>> BEGIN Dataset entries

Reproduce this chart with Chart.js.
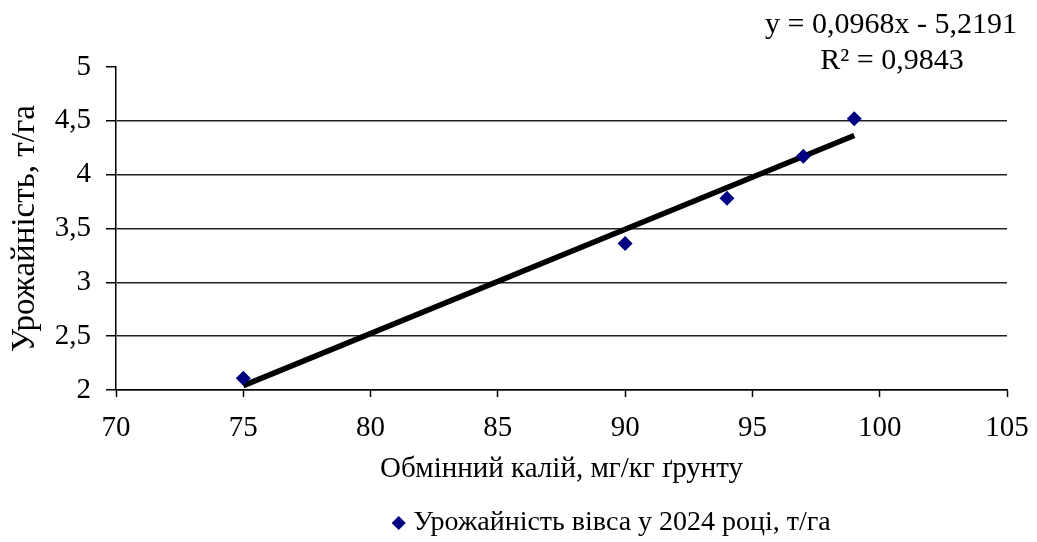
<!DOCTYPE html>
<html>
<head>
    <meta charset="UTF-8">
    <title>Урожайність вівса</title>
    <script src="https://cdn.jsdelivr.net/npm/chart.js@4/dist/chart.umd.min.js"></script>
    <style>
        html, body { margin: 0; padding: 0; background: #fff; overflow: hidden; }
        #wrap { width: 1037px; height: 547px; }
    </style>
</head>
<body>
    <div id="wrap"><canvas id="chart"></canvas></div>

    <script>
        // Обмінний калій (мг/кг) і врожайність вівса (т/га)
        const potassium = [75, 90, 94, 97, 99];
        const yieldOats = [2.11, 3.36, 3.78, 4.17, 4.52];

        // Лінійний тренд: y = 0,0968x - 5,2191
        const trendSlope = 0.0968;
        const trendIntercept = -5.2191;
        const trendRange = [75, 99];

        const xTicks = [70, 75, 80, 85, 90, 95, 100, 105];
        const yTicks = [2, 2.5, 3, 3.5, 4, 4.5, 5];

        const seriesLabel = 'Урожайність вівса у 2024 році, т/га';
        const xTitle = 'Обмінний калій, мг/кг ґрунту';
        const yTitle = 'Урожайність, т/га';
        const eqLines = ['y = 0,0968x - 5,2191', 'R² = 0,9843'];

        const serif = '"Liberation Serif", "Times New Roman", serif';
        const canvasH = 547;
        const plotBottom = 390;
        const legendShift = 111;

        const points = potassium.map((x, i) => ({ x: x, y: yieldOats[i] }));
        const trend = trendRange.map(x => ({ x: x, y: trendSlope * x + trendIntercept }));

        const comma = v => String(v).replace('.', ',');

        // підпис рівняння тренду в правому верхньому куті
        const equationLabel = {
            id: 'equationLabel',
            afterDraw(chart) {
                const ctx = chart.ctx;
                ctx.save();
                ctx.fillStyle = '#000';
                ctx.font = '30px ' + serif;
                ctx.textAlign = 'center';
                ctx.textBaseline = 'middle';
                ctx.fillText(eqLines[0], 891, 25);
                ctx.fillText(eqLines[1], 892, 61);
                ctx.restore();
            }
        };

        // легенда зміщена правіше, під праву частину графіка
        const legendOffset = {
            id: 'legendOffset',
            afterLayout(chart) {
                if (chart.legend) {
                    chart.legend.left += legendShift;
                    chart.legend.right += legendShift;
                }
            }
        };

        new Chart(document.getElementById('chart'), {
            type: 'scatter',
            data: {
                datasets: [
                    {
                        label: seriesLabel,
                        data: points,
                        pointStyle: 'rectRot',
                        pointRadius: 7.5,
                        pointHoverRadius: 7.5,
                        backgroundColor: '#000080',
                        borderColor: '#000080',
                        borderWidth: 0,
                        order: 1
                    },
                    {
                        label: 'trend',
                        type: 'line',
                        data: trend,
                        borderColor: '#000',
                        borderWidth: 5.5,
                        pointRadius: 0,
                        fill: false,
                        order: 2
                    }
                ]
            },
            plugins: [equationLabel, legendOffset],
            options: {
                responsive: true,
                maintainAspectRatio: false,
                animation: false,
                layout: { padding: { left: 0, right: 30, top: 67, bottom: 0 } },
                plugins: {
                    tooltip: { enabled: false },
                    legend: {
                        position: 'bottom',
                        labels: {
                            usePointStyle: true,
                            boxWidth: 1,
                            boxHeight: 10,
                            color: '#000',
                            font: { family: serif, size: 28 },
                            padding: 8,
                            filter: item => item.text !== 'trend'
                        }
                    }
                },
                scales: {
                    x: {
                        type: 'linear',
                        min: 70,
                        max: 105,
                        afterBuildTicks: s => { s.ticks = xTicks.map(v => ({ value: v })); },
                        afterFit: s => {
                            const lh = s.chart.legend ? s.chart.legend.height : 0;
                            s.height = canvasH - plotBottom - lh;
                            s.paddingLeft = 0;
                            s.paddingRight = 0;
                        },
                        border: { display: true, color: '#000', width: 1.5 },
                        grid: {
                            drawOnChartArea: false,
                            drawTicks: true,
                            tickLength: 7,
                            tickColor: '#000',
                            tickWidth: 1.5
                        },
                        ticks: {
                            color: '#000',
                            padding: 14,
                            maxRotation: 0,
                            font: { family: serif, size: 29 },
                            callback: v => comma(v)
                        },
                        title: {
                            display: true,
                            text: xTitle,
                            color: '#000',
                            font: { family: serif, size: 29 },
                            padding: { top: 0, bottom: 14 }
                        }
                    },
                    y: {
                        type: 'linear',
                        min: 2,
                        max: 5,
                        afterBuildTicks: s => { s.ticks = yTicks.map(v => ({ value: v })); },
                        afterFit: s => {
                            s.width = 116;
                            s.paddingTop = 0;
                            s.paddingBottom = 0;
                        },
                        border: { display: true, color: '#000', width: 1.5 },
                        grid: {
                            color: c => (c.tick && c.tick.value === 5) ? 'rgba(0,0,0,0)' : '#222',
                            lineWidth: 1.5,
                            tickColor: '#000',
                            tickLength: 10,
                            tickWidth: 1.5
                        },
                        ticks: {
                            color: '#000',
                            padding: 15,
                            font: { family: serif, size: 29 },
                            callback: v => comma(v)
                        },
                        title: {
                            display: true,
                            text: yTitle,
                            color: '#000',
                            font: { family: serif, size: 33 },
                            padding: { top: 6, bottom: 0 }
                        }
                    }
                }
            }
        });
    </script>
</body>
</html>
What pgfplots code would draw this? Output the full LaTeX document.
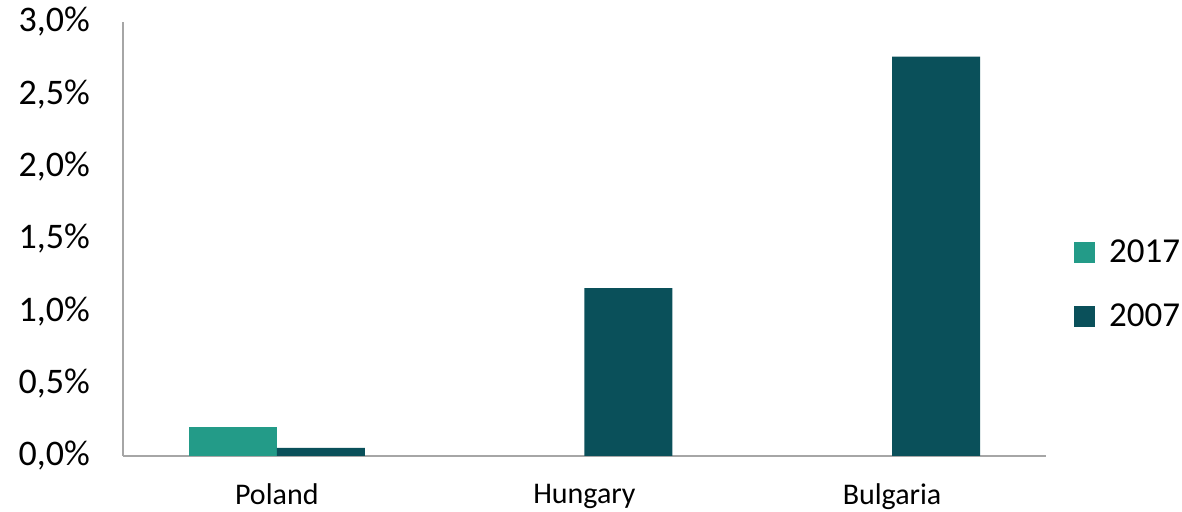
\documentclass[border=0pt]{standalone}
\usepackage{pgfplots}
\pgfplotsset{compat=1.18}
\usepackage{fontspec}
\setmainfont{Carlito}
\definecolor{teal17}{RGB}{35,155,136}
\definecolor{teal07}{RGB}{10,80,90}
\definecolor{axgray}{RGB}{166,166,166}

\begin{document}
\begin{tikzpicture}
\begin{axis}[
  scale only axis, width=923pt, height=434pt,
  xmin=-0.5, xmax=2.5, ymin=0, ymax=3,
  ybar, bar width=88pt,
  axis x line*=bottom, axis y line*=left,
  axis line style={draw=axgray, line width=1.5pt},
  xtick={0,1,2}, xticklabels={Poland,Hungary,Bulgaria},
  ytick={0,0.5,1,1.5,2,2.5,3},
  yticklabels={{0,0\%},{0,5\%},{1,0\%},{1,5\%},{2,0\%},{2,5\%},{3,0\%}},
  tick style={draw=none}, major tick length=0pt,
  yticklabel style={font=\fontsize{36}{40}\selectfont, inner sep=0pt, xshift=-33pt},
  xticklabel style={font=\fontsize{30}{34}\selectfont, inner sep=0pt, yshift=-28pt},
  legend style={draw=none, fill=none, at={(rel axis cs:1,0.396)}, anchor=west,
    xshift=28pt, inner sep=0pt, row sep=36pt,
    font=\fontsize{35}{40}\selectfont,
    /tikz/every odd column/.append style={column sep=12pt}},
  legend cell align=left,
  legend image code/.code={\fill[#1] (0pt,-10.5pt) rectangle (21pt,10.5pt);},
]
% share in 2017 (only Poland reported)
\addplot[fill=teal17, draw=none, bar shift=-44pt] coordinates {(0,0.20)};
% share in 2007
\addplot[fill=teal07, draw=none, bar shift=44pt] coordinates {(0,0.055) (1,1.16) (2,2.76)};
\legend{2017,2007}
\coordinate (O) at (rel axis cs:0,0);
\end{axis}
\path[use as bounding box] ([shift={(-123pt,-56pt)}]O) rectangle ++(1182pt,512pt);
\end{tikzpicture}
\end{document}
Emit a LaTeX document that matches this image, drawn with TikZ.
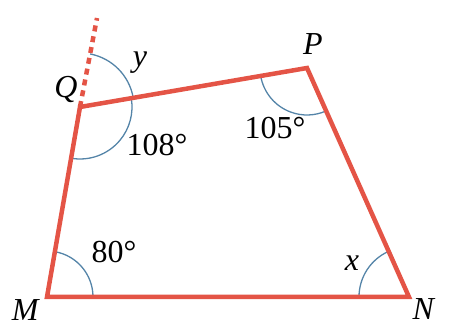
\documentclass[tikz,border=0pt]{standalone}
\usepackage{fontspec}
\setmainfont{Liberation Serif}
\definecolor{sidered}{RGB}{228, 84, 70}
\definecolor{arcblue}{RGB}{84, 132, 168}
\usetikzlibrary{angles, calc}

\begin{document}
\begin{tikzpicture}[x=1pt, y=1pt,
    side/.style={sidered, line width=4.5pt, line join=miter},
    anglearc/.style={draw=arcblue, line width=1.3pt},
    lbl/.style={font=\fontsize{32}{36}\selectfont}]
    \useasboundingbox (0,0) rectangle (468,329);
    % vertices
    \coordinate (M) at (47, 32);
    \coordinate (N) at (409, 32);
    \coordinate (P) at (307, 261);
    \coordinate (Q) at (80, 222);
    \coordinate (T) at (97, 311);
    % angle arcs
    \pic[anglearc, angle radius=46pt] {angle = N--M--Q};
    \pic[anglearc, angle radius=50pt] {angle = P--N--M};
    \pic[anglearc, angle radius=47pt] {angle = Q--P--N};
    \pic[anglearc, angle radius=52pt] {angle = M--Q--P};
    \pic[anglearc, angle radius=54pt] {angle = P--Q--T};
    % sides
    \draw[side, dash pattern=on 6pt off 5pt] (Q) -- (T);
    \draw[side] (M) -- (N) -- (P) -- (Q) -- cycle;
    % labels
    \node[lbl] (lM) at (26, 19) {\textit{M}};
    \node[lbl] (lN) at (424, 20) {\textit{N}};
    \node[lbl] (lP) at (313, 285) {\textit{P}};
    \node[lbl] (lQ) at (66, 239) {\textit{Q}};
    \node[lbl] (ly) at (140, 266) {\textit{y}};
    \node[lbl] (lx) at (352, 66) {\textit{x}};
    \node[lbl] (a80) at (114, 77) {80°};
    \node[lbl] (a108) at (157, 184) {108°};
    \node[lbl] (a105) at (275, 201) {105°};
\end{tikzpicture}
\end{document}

>> END Dataset entries

Only the lines from the one containing "Emit a LaTeX" through the last line of the records above should be repeated, exactly and without pictures.

Emit a LaTeX document that matches this image, drawn with TikZ.
\documentclass[tikz,border=0pt]{standalone}
\usepackage{fontspec}
\setmainfont{Liberation Serif}
\definecolor{sidered}{RGB}{228, 84, 70}
\definecolor{arcblue}{RGB}{84, 132, 168}
\usetikzlibrary{angles, calc}

\begin{document}
\begin{tikzpicture}[x=1pt, y=1pt,
    side/.style={sidered, line width=4.5pt, line join=miter},
    anglearc/.style={draw=arcblue, line width=1.3pt},
    lbl/.style={font=\fontsize{32}{36}\selectfont}]
    \useasboundingbox (0,0) rectangle (468,329);
    % vertices
    \coordinate (M) at (47, 32);
    \coordinate (N) at (409, 32);
    \coordinate (P) at (307, 261);
    \coordinate (Q) at (80, 222);
    \coordinate (T) at (97, 311);
    % angle arcs
    \pic[anglearc, angle radius=46pt] {angle = N--M--Q};
    \pic[anglearc, angle radius=50pt] {angle = P--N--M};
    \pic[anglearc, angle radius=47pt] {angle = Q--P--N};
    \pic[anglearc, angle radius=52pt] {angle = M--Q--P};
    \pic[anglearc, angle radius=54pt] {angle = P--Q--T};
    % sides
    \draw[side, dash pattern=on 6pt off 5pt] (Q) -- (T);
    \draw[side] (M) -- (N) -- (P) -- (Q) -- cycle;
    % labels
    \node[lbl] (lM) at (26, 19) {\textit{M}};
    \node[lbl] (lN) at (424, 20) {\textit{N}};
    \node[lbl] (lP) at (313, 285) {\textit{P}};
    \node[lbl] (lQ) at (66, 239) {\textit{Q}};
    \node[lbl] (ly) at (140, 266) {\textit{y}};
    \node[lbl] (lx) at (352, 66) {\textit{x}};
    \node[lbl] (a80) at (114, 77) {80°};
    \node[lbl] (a108) at (157, 184) {108°};
    \node[lbl] (a105) at (275, 201) {105°};
\end{tikzpicture}
\end{document}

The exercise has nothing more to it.